Goal: Restate each of the lines below word for word and drop every picture.

[Begin]

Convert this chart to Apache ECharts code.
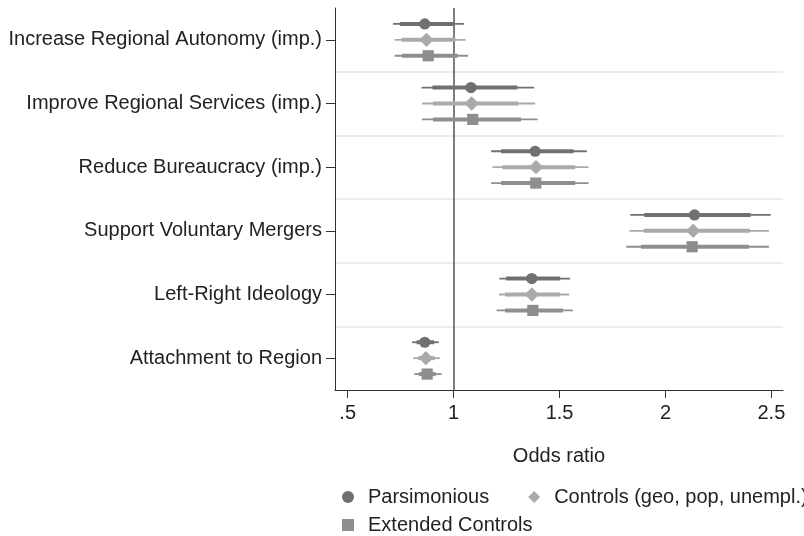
<!DOCTYPE html>
<html>
<head>
<meta charset="utf-8">
<script src="https://cdn.jsdelivr.net/npm/echarts@6/dist/echarts.min.js"></script>
<style>
    html, body { margin: 0; padding: 0; background: #fff; }
    #main { width: 804px; height: 536px; }
</style>
</head>
<body>
<div id="main"></div>
<script>
// categories, top to bottom
var cats = [
    'Increase Regional Autonomy (imp.)',
    'Improve Regional Services (imp.)',
    'Reduce Bureaucracy (imp.)',
    'Support Voluntary Mergers',
    'Left-Right Ideology',
    'Attachment to Region'
];
var models = ['Parsimonious', 'Controls (geo, pop, unempl.)', 'Extended Controls'];

// Parsimonious
var parsEst = [0.864, 1.082, 1.385, 2.137, 1.369, 0.864];
var parsLo95 = [0.714, 0.849, 1.177, 1.834, 1.216, 0.804];
var parsHi95 = [1.049, 1.380, 1.629, 2.497, 1.550, 0.930];
var parsLo90 = [0.746, 0.900, 1.224, 1.900, 1.248, 0.825];
var parsHi90 = [0.998, 1.301, 1.566, 2.402, 1.503, 0.908];

// Controls (geo, pop, unempl.)
var ctrlEst = [0.872, 1.085, 1.389, 2.131, 1.369, 0.869];
var ctrlLo95 = [0.722, 0.851, 1.183, 1.830, 1.214, 0.809];
var ctrlHi95 = [1.057, 1.385, 1.637, 2.489, 1.546, 0.935];
var ctrlLo90 = [0.754, 0.903, 1.230, 1.897, 1.243, 0.832];
var ctrlHi90 = [1.009, 1.306, 1.574, 2.399, 1.503, 0.911];

// Extended Controls
var extEst = [0.880, 1.090, 1.388, 2.126, 1.374, 0.875];
var extLo95 = [0.722, 0.851, 1.177, 1.815, 1.203, 0.814];
var extHi95 = [1.069, 1.397, 1.637, 2.489, 1.563, 0.943];
var extLo90 = [0.757, 0.903, 1.224, 1.885, 1.243, 0.836];
var extHi90 = [1.019, 1.318, 1.574, 2.394, 1.516, 0.915];

var xTicks = [0.5, 1, 1.5, 2, 2.5];
var xTickLabels = ['.5', '1', '1.5', '2', '2.5'];
var refValue = 1;

var colors = ['#707070', '#aaaaaa', '#8e8e8e'];
var icons = ['circle', 'diamond', 'rect'];
var font = "'Liberation Sans', Arial, sans-serif";

// build rows for one model
function rows(est, lo95, hi95, lo90, hi90) {
    var out = [];
    for (var i = 0; i < cats.length; i++) {
        out.push([i, est[i], lo95[i], hi95[i], lo90[i], hi90[i]]);
    }
    return out;
}

// marker + two CI bars
function makeRender(k) {
    return function (params, api) {
        var cat = api.value(0);
        var band = api.size([0, 1])[1];
        var dy = (k - 1) * band * 0.25;
        var c = api.coord([api.value(1), cat]);
        var l95 = api.coord([api.value(2), cat]);
        var h95 = api.coord([api.value(3), cat]);
        var l90 = api.coord([api.value(4), cat]);
        var h90 = api.coord([api.value(5), cat]);
        var x = c[0], y = c[1] + dy;
        var col = colors[k];
        var mk;
        if (k == 0) {
            mk = { type: 'circle', shape: { cx: x, cy: y, r: 5.6 }, style: { fill: col } };
        } else if (k == 1) {
            mk = { type: 'polygon', shape: { points: [[x, y - 7.2], [x + 7.2, y], [x, y + 7.2], [x - 7.2, y]] }, style: { fill: col } };
        } else {
            mk = { type: 'rect', shape: { x: x - 5.6, y: y - 5.6, width: 11.2, height: 11.2 }, style: { fill: col } };
        }
        return {
            type: 'group',
            children: [
                { type: 'line', shape: { x1: l95[0], y1: y, x2: h95[0], y2: y }, style: { stroke: col, lineWidth: 1.8 } },
                { type: 'line', shape: { x1: l90[0], y1: y, x2: h90[0], y2: y }, style: { stroke: col, lineWidth: 4 } },
                mk
            ]
        };
    };
}

var allData = [
    rows(parsEst, parsLo95, parsHi95, parsLo90, parsHi90),
    rows(ctrlEst, ctrlLo95, ctrlHi95, ctrlLo90, ctrlHi90),
    rows(extEst, extLo95, extHi95, extLo90, extHi90)
];

var series = [];
for (var k = 0; k < models.length; k++) {
    var s = {
        name: models[k],
        type: 'custom',
        renderItem: makeRender(k),
        itemStyle: { color: colors[k] },
        encode: { x: [1, 2, 3, 4, 5], y: 0 },
        data: allData[k],
        z: 3
    };
    if (k == 0) {
        // vertical reference line at 1
        s.markLine = {
            silent: true,
            symbol: 'none',
            label: { show: false },
            lineStyle: { color: '#555', width: 1.5, type: 'solid' },
            data: [{ xAxis: refValue }],
            z: 2
        };
    }
    series.push(s);
}

function legendItems(from, to) {
    var out = [];
    for (var i = from; i < to; i++) out.push({ name: models[i], icon: icons[i] });
    return out;
}
var legendText = { fontSize: 20, color: '#222', fontFamily: font, padding: [0, 0, 0, 9] };

var chart = echarts.init(document.getElementById('main'));
var option = {
    animation: false,
    backgroundColor: '#fff',
    grid: { left: 335, right: 21, top: 8, bottom: 146 },
    xAxis: {
        type: 'value',
        min: 0.44,
        max: 2.555,
        name: 'Odds ratio',
        nameLocation: 'middle',
        nameGap: 56,
        nameTextStyle: { fontSize: 20, color: '#222', fontFamily: font },
        axisLine: { show: true, lineStyle: { color: '#333', width: 1 } },
        axisTick: { show: true, length: 8, customValues: xTicks, lineStyle: { color: '#333' } },
        axisLabel: {
            customValues: xTicks,
            margin: 13,
            fontSize: 20,
            color: '#222',
            fontFamily: font,
            formatter: function (v) {
                var i = xTicks.indexOf(v);
                return i >= 0 ? xTickLabels[i] : '';
            }
        },
        splitLine: { show: false }
    },
    yAxis: {
        type: 'category',
        inverse: true,
        data: cats,
        boundaryGap: true,
        axisLine: { show: true, lineStyle: { color: '#333', width: 1 } },
        axisTick: { show: true, alignWithLabel: true, length: 9, lineStyle: { color: '#333' } },
        axisLabel: { margin: 13, fontSize: 20, color: '#222', fontFamily: font },
        splitLine: {
            show: true,
            showMinLine: false,
            showMaxLine: false,
            lineStyle: { color: '#e6e6e6', width: 1.6 }
        }
    },
    legend: [{
        left: 337,
        top: 482,
        width: 700,
        itemWidth: 12,
        itemHeight: 12,
        itemGap: 39,
        selectedMode: false,
        textStyle: legendText,
        data: legendItems(0, 2)
    }, {
        left: 337,
        top: 510,
        itemWidth: 12,
        itemHeight: 12,
        selectedMode: false,
        textStyle: legendText,
        data: legendItems(2, 3)
    }],
    series: series
};
chart.setOption(option);
</script>
</body>
</html>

[End]

Exercise output:
Convert this chart to Apache ECharts code.
<!DOCTYPE html>
<html>
<head>
<meta charset="utf-8">
<script src="https://cdn.jsdelivr.net/npm/echarts@6/dist/echarts.min.js"></script>
<style>
    html, body { margin: 0; padding: 0; background: #fff; }
    #main { width: 804px; height: 536px; }
</style>
</head>
<body>
<div id="main"></div>
<script>
// categories, top to bottom
var cats = [
    'Increase Regional Autonomy (imp.)',
    'Improve Regional Services (imp.)',
    'Reduce Bureaucracy (imp.)',
    'Support Voluntary Mergers',
    'Left-Right Ideology',
    'Attachment to Region'
];
var models = ['Parsimonious', 'Controls (geo, pop, unempl.)', 'Extended Controls'];

// Parsimonious
var parsEst = [0.864, 1.082, 1.385, 2.137, 1.369, 0.864];
var parsLo95 = [0.714, 0.849, 1.177, 1.834, 1.216, 0.804];
var parsHi95 = [1.049, 1.380, 1.629, 2.497, 1.550, 0.930];
var parsLo90 = [0.746, 0.900, 1.224, 1.900, 1.248, 0.825];
var parsHi90 = [0.998, 1.301, 1.566, 2.402, 1.503, 0.908];

// Controls (geo, pop, unempl.)
var ctrlEst = [0.872, 1.085, 1.389, 2.131, 1.369, 0.869];
var ctrlLo95 = [0.722, 0.851, 1.183, 1.830, 1.214, 0.809];
var ctrlHi95 = [1.057, 1.385, 1.637, 2.489, 1.546, 0.935];
var ctrlLo90 = [0.754, 0.903, 1.230, 1.897, 1.243, 0.832];
var ctrlHi90 = [1.009, 1.306, 1.574, 2.399, 1.503, 0.911];

// Extended Controls
var extEst = [0.880, 1.090, 1.388, 2.126, 1.374, 0.875];
var extLo95 = [0.722, 0.851, 1.177, 1.815, 1.203, 0.814];
var extHi95 = [1.069, 1.397, 1.637, 2.489, 1.563, 0.943];
var extLo90 = [0.757, 0.903, 1.224, 1.885, 1.243, 0.836];
var extHi90 = [1.019, 1.318, 1.574, 2.394, 1.516, 0.915];

var xTicks = [0.5, 1, 1.5, 2, 2.5];
var xTickLabels = ['.5', '1', '1.5', '2', '2.5'];
var refValue = 1;

var colors = ['#707070', '#aaaaaa', '#8e8e8e'];
var icons = ['circle', 'diamond', 'rect'];
var font = "'Liberation Sans', Arial, sans-serif";

// build rows for one model
function rows(est, lo95, hi95, lo90, hi90) {
    var out = [];
    for (var i = 0; i < cats.length; i++) {
        out.push([i, est[i], lo95[i], hi95[i], lo90[i], hi90[i]]);
    }
    return out;
}

// marker + two CI bars
function makeRender(k) {
    return function (params, api) {
        var cat = api.value(0);
        var band = api.size([0, 1])[1];
        var dy = (k - 1) * band * 0.25;
        var c = api.coord([api.value(1), cat]);
        var l95 = api.coord([api.value(2), cat]);
        var h95 = api.coord([api.value(3), cat]);
        var l90 = api.coord([api.value(4), cat]);
        var h90 = api.coord([api.value(5), cat]);
        var x = c[0], y = c[1] + dy;
        var col = colors[k];
        var mk;
        if (k == 0) {
            mk = { type: 'circle', shape: { cx: x, cy: y, r: 5.6 }, style: { fill: col } };
        } else if (k == 1) {
            mk = { type: 'polygon', shape: { points: [[x, y - 7.2], [x + 7.2, y], [x, y + 7.2], [x - 7.2, y]] }, style: { fill: col } };
        } else {
            mk = { type: 'rect', shape: { x: x - 5.6, y: y - 5.6, width: 11.2, height: 11.2 }, style: { fill: col } };
        }
        return {
            type: 'group',
            children: [
                { type: 'line', shape: { x1: l95[0], y1: y, x2: h95[0], y2: y }, style: { stroke: col, lineWidth: 1.8 } },
                { type: 'line', shape: { x1: l90[0], y1: y, x2: h90[0], y2: y }, style: { stroke: col, lineWidth: 4 } },
                mk
            ]
        };
    };
}

var allData = [
    rows(parsEst, parsLo95, parsHi95, parsLo90, parsHi90),
    rows(ctrlEst, ctrlLo95, ctrlHi95, ctrlLo90, ctrlHi90),
    rows(extEst, extLo95, extHi95, extLo90, extHi90)
];

var series = [];
for (var k = 0; k < models.length; k++) {
    var s = {
        name: models[k],
        type: 'custom',
        renderItem: makeRender(k),
        itemStyle: { color: colors[k] },
        encode: { x: [1, 2, 3, 4, 5], y: 0 },
        data: allData[k],
        z: 3
    };
    if (k == 0) {
        // vertical reference line at 1
        s.markLine = {
            silent: true,
            symbol: 'none',
            label: { show: false },
            lineStyle: { color: '#555', width: 1.5, type: 'solid' },
            data: [{ xAxis: refValue }],
            z: 2
        };
    }
    series.push(s);
}

function legendItems(from, to) {
    var out = [];
    for (var i = from; i < to; i++) out.push({ name: models[i], icon: icons[i] });
    return out;
}
var legendText = { fontSize: 20, color: '#222', fontFamily: font, padding: [0, 0, 0, 9] };

var chart = echarts.init(document.getElementById('main'));
var option = {
    animation: false,
    backgroundColor: '#fff',
    grid: { left: 335, right: 21, top: 8, bottom: 146 },
    xAxis: {
        type: 'value',
        min: 0.44,
        max: 2.555,
        name: 'Odds ratio',
        nameLocation: 'middle',
        nameGap: 56,
        nameTextStyle: { fontSize: 20, color: '#222', fontFamily: font },
        axisLine: { show: true, lineStyle: { color: '#333', width: 1 } },
        axisTick: { show: true, length: 8, customValues: xTicks, lineStyle: { color: '#333' } },
        axisLabel: {
            customValues: xTicks,
            margin: 13,
            fontSize: 20,
            color: '#222',
            fontFamily: font,
            formatter: function (v) {
                var i = xTicks.indexOf(v);
                return i >= 0 ? xTickLabels[i] : '';
            }
        },
        splitLine: { show: false }
    },
    yAxis: {
        type: 'category',
        inverse: true,
        data: cats,
        boundaryGap: true,
        axisLine: { show: true, lineStyle: { color: '#333', width: 1 } },
        axisTick: { show: true, alignWithLabel: true, length: 9, lineStyle: { color: '#333' } },
        axisLabel: { margin: 13, fontSize: 20, color: '#222', fontFamily: font },
        splitLine: {
            show: true,
            showMinLine: false,
            showMaxLine: false,
            lineStyle: { color: '#e6e6e6', width: 1.6 }
        }
    },
    legend: [{
        left: 337,
        top: 482,
        width: 700,
        itemWidth: 12,
        itemHeight: 12,
        itemGap: 39,
        selectedMode: false,
        textStyle: legendText,
        data: legendItems(0, 2)
    }, {
        left: 337,
        top: 510,
        itemWidth: 12,
        itemHeight: 12,
        selectedMode: false,
        textStyle: legendText,
        data: legendItems(2, 3)
    }],
    series: series
};
chart.setOption(option);
</script>
</body>
</html>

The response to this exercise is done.